Written instruction: Copy out each line of the data holding "diagram".

(Stored data entries)
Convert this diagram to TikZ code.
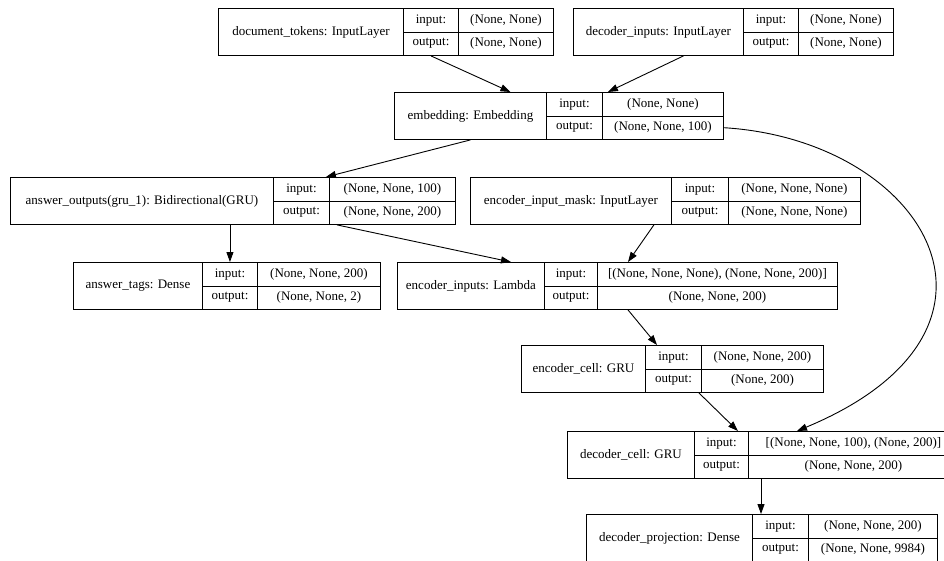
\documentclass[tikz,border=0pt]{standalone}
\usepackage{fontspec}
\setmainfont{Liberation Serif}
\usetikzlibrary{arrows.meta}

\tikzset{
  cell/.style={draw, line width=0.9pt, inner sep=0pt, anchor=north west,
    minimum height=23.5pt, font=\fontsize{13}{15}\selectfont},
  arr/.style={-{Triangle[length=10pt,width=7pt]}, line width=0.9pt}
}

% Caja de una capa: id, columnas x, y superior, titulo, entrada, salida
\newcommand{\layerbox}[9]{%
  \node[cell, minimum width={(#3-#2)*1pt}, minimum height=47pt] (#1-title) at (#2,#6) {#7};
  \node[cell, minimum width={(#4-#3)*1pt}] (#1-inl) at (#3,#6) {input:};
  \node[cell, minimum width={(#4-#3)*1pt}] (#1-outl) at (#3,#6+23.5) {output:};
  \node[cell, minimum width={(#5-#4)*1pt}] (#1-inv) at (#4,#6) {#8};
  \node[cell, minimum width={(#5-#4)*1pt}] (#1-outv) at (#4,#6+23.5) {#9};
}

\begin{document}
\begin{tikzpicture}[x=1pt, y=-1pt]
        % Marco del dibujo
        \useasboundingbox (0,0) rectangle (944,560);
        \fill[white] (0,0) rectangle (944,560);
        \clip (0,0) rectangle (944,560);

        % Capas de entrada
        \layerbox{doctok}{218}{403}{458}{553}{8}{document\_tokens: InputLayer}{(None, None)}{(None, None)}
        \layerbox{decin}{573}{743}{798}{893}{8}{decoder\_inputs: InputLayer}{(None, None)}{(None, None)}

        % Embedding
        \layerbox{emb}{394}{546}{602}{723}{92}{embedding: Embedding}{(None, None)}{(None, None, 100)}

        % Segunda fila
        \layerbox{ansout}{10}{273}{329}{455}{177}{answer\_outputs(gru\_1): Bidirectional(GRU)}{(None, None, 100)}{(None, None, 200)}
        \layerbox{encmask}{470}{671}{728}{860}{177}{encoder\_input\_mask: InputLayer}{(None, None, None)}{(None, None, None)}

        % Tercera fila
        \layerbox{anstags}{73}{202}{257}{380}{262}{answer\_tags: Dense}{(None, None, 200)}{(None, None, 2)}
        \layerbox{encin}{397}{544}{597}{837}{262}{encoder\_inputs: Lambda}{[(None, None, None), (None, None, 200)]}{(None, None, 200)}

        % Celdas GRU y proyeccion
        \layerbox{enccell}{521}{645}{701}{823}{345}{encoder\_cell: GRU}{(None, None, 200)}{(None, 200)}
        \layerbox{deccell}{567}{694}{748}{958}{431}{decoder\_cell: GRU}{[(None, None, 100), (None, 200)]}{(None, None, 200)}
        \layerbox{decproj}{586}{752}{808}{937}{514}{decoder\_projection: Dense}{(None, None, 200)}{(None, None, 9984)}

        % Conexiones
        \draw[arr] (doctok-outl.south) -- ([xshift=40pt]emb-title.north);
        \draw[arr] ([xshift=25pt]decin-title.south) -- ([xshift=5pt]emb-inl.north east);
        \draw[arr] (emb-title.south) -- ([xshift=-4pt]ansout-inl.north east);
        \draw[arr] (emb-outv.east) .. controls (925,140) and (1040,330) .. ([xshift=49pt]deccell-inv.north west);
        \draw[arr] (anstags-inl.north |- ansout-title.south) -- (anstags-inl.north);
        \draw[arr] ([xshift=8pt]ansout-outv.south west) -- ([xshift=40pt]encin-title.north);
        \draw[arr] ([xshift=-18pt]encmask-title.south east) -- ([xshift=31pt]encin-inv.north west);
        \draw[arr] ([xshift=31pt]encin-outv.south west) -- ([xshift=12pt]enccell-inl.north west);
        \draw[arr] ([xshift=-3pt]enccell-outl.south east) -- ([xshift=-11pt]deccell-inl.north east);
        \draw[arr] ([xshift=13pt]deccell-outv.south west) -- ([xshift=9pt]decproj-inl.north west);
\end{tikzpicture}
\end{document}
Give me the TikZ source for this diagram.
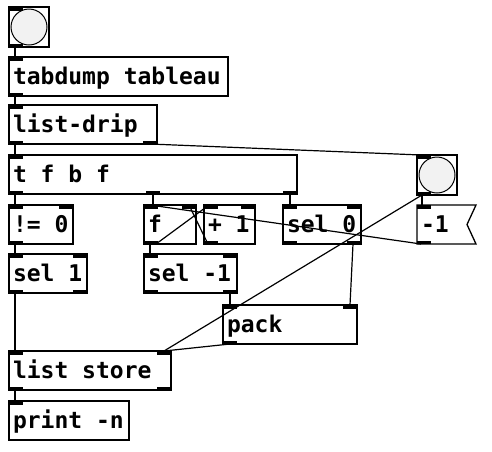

Result of the exercise:
Convert this diagram to TikZ code.
Give me the TikZ source for this diagram.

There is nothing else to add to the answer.